A mutual fund is an investment vehicle that pools money from multiple investors to invest in a diversified portfolio of assets such as stocks, bonds, or money market instruments. The fund is managed by professional fund managers who aim to achieve the fund’s investment objectives.
2. How do Mutual Funds work?
When you invest in a mutual fund, you buy units of the fund based on the amount you invest and the fund’s Net Asset Value (NAV). The fund’s portfolio of securities generates returns (or losses), which are reflected in the NAV. As the NAV increases, the value of your investment grows.
3. What are the different types of Mutual Funds?
- Equity Funds: Invest primarily in stocks and are suited for long-term growth.
- Debt Funds: Invest in bonds and other fixed-income securities, suitable for conservative investors looking for stable returns.
- Hybrid Funds: Combine equity and debt investments, providing a balanced risk and return profile.
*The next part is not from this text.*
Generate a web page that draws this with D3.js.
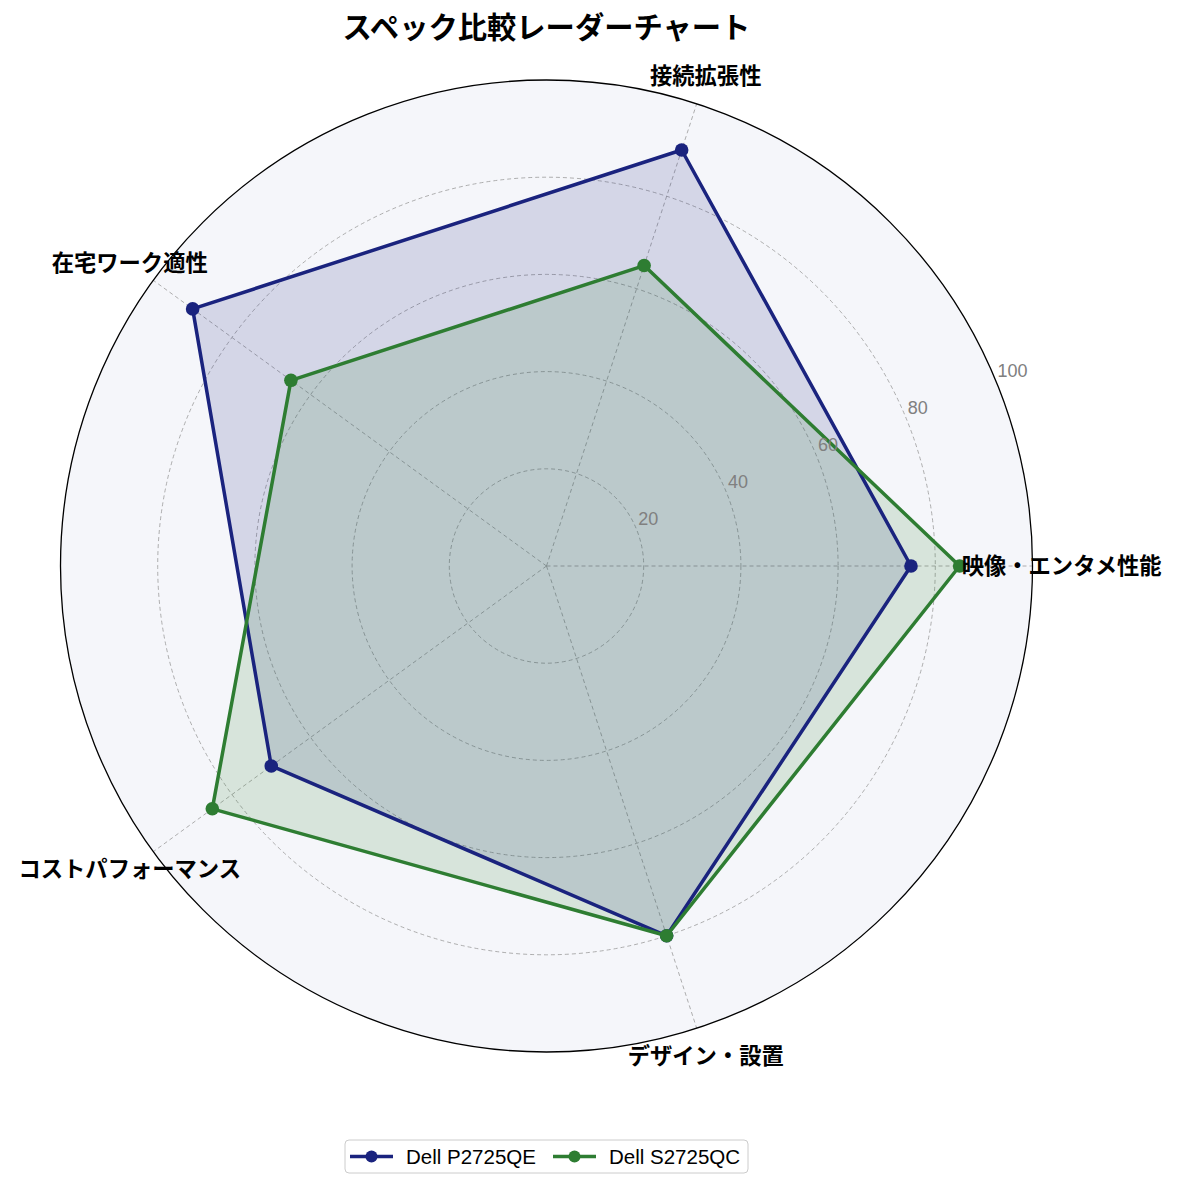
<!DOCTYPE html>
<html><head><meta charset="utf-8">
<script src="https://cdn.jsdelivr.net/npm/d3@7"></script>
<style>body{margin:0;background:#fff}</style>
</head><body>
<svg id="chart" width="1180" height="1189"></svg>
<script>
const categories = ["映像・エンタメ性能","接続拡張性","在宅ワーク適性","コストパフォーマンス","デザイン・設置"];
const seriesNames = ["Dell P2725QE","Dell S2725QC"];
const p2725qe = [75, 90, 90, 70, 80];
const s2725qc = [85, 65, 65, 85, 80];
const tickValues = [20, 40, 60, 80, 100];
const gridValues = [20, 40, 60, 80];
const titleText = "スペック比較レーダーチャート";

const colors = ["#1a237e", "#2e7d32"];
const series = [p2725qe, s2725qc];

const svg = d3.select("#chart");
const cx = 546.5, cy = 566, R = 486;
const rScale = d3.scaleLinear().domain([0, 100]).range([0, R]);
const angle = d3.scaleLinear().domain([0, categories.length]).range([0, 2 * Math.PI]);
const pt = (i, v) => [cx + rScale(v) * Math.cos(angle(i)), cy - rScale(v) * Math.sin(angle(i))];

const jp = "'Noto Sans CJK JP', 'Noto Sans', sans-serif";
const lat = "'Liberation Sans', Arial, sans-serif";

// background
svg.append("circle").attr("cx", cx).attr("cy", cy).attr("r", rScale(100)).attr("fill", "#f5f6fa");

// grid circles
svg.selectAll(".grid").data(gridValues).join("circle")
  .attr("cx", cx).attr("cy", cy).attr("r", d => rScale(d))
  .attr("fill", "none").attr("stroke", "#9a9a9a").attr("stroke-width", 0.8).attr("stroke-dasharray", "4,3");

// spokes
svg.selectAll(".spoke").data(categories).join("line")
  .attr("x1", cx).attr("y1", cy)
  .attr("x2", (d, i) => pt(i, 100)[0]).attr("y2", (d, i) => pt(i, 100)[1])
  .attr("stroke", "#9a9a9a").attr("stroke-width", 0.8).attr("stroke-dasharray", "4,3");

// series
const line = d3.line().curve(d3.curveLinearClosed);
series.forEach((vals, s) => {
  const pts = vals.map((v, i) => pt(i, v));
  svg.append("path").attr("d", line(pts)).attr("fill", colors[s]).attr("fill-opacity", 0.15).attr("stroke", "none");
});
series.forEach((vals, s) => {
  const pts = vals.map((v, i) => pt(i, v));
  svg.append("path").attr("d", line(pts)).attr("fill", "none").attr("stroke", colors[s])
    .attr("stroke-width", 3.5).attr("stroke-linejoin", "round");
  svg.selectAll(null).data(pts).join("circle")
    .attr("cx", d => d[0]).attr("cy", d => d[1]).attr("r", 6.8).attr("fill", colors[s]);
});

// outer circle
svg.append("circle").attr("cx", cx).attr("cy", cy).attr("r", rScale(100))
  .attr("fill", "none").attr("stroke", "#000").attr("stroke-width", 1.3);

// tick labels
const tickAng = Math.PI / 8;
svg.selectAll(".tick").data(tickValues).join("text")
  .attr("x", d => cx + rScale(d) * Math.cos(tickAng) + 2)
  .attr("y", d => cy - rScale(d) * Math.sin(tickAng) - 3.5)
  .attr("font-family", lat).attr("font-size", 18).attr("fill", "#808080")
  .text(d => d);

// category labels
svg.selectAll(".cat").data(categories).join("text")
  .attr("x", (d, i) => pt(i, 106)[0]).attr("y", (d, i) => pt(i, 106)[1] - 2)
  .attr("text-anchor", "middle").attr("dominant-baseline", "central")
  .attr("font-family", jp).attr("font-weight", "bold").attr("font-size", 22.3).attr("fill", "#000")
  .text(d => d);

// title
svg.append("text").attr("x", cx).attr("y", 25).attr("text-anchor", "middle").attr("dominant-baseline", "central")
  .attr("font-family", jp).attr("font-weight", "bold").attr("font-size", 29.3).attr("fill", "#000")
  .text(titleText);

// legend
const lg = svg.append("g");
lg.append("rect").attr("x", 345).attr("y", 1140).attr("width", 403).attr("height", 33).attr("rx", 4)
  .attr("fill", "#fff").attr("stroke", "#cccccc").attr("stroke-width", 1);
const legX = [350, 553];
seriesNames.forEach((name, s) => {
  const x0 = legX[s], y0 = 1156.5;
  lg.append("line").attr("x1", x0).attr("x2", x0 + 43).attr("y1", y0).attr("y2", y0)
    .attr("stroke", colors[s]).attr("stroke-width", 3.5);
  lg.append("circle").attr("cx", x0 + 21.5).attr("cy", y0).attr("r", 6).attr("fill", colors[s]);
  lg.append("text").attr("x", x0 + 56).attr("y", y0).attr("dominant-baseline", "central")
    .attr("font-family", lat).attr("font-size", 20.5).attr("fill", "#000").text(name);
});
</script>
</body></html>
- Index Funds: Track a specific market index, offering passive management.
- ELSS (Equity Linked Savings Scheme): Offers tax benefits under Section 80C with a lock-in period of 3 years.
- Liquid Funds: Invest in short-term money market instruments, offering high liquidity.
4. What is an NAV?
NAV, or Net Asset Value, represents the per-unit value of a mutual fund on any given day. It is calculated by dividing the total value of the fund’s assets minus liabilities by the number of units outstanding. NAV changes daily based on the market value of the fund’s portfolio.